— BEGIN Provided material —

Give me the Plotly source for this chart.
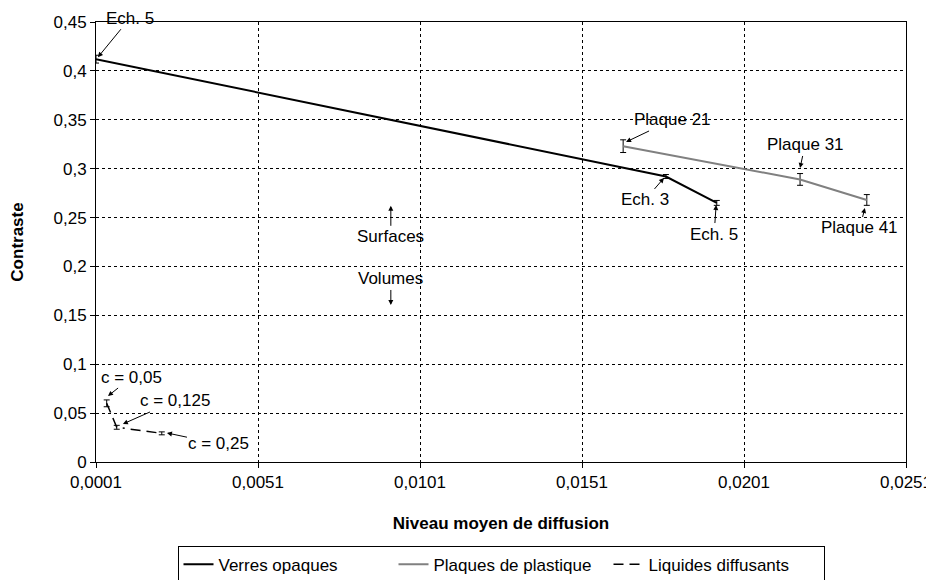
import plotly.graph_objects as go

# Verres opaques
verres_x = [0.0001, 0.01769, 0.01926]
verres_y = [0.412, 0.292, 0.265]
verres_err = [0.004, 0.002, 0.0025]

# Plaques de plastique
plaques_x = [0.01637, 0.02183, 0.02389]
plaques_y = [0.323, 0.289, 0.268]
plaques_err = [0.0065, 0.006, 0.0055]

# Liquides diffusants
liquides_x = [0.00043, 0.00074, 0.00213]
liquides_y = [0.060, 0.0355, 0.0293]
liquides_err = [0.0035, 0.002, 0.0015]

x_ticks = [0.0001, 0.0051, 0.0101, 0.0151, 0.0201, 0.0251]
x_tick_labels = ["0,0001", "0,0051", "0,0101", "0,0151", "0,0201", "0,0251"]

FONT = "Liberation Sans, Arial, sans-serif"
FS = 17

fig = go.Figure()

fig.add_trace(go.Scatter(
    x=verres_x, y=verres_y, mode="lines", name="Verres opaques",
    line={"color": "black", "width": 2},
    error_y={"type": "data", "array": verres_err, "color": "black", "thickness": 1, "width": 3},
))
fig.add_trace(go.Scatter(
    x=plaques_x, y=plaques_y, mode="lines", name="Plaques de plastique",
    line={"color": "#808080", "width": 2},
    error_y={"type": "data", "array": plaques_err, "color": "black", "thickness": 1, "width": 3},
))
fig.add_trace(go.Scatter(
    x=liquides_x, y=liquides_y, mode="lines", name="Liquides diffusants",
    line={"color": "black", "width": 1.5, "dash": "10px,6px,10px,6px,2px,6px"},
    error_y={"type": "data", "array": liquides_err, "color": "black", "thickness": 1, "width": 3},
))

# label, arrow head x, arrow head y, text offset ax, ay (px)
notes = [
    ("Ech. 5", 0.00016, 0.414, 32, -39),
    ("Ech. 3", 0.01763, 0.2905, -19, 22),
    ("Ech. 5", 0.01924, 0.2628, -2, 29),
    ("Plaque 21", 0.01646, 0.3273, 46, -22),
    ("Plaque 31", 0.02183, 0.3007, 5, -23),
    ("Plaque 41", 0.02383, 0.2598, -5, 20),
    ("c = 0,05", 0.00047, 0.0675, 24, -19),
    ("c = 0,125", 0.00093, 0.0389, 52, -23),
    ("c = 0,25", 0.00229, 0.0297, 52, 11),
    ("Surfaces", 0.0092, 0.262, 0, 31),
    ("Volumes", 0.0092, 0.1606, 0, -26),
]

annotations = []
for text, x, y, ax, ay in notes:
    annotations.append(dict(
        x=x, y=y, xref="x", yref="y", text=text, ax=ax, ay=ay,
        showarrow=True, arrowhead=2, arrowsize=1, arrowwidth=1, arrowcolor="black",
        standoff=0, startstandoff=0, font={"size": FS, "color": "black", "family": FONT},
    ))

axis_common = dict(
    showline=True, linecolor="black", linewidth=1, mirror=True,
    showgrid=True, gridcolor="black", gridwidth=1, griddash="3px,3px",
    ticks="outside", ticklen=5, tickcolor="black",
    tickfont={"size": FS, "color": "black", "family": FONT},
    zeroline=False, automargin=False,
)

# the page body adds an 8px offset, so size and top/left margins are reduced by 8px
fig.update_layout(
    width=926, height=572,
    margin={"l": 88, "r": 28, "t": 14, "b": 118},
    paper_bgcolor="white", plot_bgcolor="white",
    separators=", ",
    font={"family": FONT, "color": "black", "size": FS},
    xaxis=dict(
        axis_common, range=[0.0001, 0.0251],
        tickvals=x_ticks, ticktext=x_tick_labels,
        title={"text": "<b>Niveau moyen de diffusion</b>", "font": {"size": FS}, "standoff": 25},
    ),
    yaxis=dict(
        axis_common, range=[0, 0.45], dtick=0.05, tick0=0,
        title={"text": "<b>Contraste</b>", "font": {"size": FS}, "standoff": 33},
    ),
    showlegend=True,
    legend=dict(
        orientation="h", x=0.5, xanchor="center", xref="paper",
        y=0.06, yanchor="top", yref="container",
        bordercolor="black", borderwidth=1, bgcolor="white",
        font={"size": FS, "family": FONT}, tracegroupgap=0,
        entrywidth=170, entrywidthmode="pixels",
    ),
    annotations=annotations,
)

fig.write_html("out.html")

— END Provided material —

— Exercise objective —
Repeat the data exactly in full, omitting its pictures.

— Result for this task —
Give me the Plotly source for this chart.
import plotly.graph_objects as go

# Verres opaques
verres_x = [0.0001, 0.01769, 0.01926]
verres_y = [0.412, 0.292, 0.265]
verres_err = [0.004, 0.002, 0.0025]

# Plaques de plastique
plaques_x = [0.01637, 0.02183, 0.02389]
plaques_y = [0.323, 0.289, 0.268]
plaques_err = [0.0065, 0.006, 0.0055]

# Liquides diffusants
liquides_x = [0.00043, 0.00074, 0.00213]
liquides_y = [0.060, 0.0355, 0.0293]
liquides_err = [0.0035, 0.002, 0.0015]

x_ticks = [0.0001, 0.0051, 0.0101, 0.0151, 0.0201, 0.0251]
x_tick_labels = ["0,0001", "0,0051", "0,0101", "0,0151", "0,0201", "0,0251"]

FONT = "Liberation Sans, Arial, sans-serif"
FS = 17

fig = go.Figure()

fig.add_trace(go.Scatter(
    x=verres_x, y=verres_y, mode="lines", name="Verres opaques",
    line={"color": "black", "width": 2},
    error_y={"type": "data", "array": verres_err, "color": "black", "thickness": 1, "width": 3},
))
fig.add_trace(go.Scatter(
    x=plaques_x, y=plaques_y, mode="lines", name="Plaques de plastique",
    line={"color": "#808080", "width": 2},
    error_y={"type": "data", "array": plaques_err, "color": "black", "thickness": 1, "width": 3},
))
fig.add_trace(go.Scatter(
    x=liquides_x, y=liquides_y, mode="lines", name="Liquides diffusants",
    line={"color": "black", "width": 1.5, "dash": "10px,6px,10px,6px,2px,6px"},
    error_y={"type": "data", "array": liquides_err, "color": "black", "thickness": 1, "width": 3},
))

# label, arrow head x, arrow head y, text offset ax, ay (px)
notes = [
    ("Ech. 5", 0.00016, 0.414, 32, -39),
    ("Ech. 3", 0.01763, 0.2905, -19, 22),
    ("Ech. 5", 0.01924, 0.2628, -2, 29),
    ("Plaque 21", 0.01646, 0.3273, 46, -22),
    ("Plaque 31", 0.02183, 0.3007, 5, -23),
    ("Plaque 41", 0.02383, 0.2598, -5, 20),
    ("c = 0,05", 0.00047, 0.0675, 24, -19),
    ("c = 0,125", 0.00093, 0.0389, 52, -23),
    ("c = 0,25", 0.00229, 0.0297, 52, 11),
    ("Surfaces", 0.0092, 0.262, 0, 31),
    ("Volumes", 0.0092, 0.1606, 0, -26),
]

annotations = []
for text, x, y, ax, ay in notes:
    annotations.append(dict(
        x=x, y=y, xref="x", yref="y", text=text, ax=ax, ay=ay,
        showarrow=True, arrowhead=2, arrowsize=1, arrowwidth=1, arrowcolor="black",
        standoff=0, startstandoff=0, font={"size": FS, "color": "black", "family": FONT},
    ))

axis_common = dict(
    showline=True, linecolor="black", linewidth=1, mirror=True,
    showgrid=True, gridcolor="black", gridwidth=1, griddash="3px,3px",
    ticks="outside", ticklen=5, tickcolor="black",
    tickfont={"size": FS, "color": "black", "family": FONT},
    zeroline=False, automargin=False,
)

# the page body adds an 8px offset, so size and top/left margins are reduced by 8px
fig.update_layout(
    width=926, height=572,
    margin={"l": 88, "r": 28, "t": 14, "b": 118},
    paper_bgcolor="white", plot_bgcolor="white",
    separators=", ",
    font={"family": FONT, "color": "black", "size": FS},
    xaxis=dict(
        axis_common, range=[0.0001, 0.0251],
        tickvals=x_ticks, ticktext=x_tick_labels,
        title={"text": "<b>Niveau moyen de diffusion</b>", "font": {"size": FS}, "standoff": 25},
    ),
    yaxis=dict(
        axis_common, range=[0, 0.45], dtick=0.05, tick0=0,
        title={"text": "<b>Contraste</b>", "font": {"size": FS}, "standoff": 33},
    ),
    showlegend=True,
    legend=dict(
        orientation="h", x=0.5, xanchor="center", xref="paper",
        y=0.06, yanchor="top", yref="container",
        bordercolor="black", borderwidth=1, bgcolor="white",
        font={"size": FS, "family": FONT}, tracegroupgap=0,
        entrywidth=170, entrywidthmode="pixels",
    ),
    annotations=annotations,
)

fig.write_html("out.html")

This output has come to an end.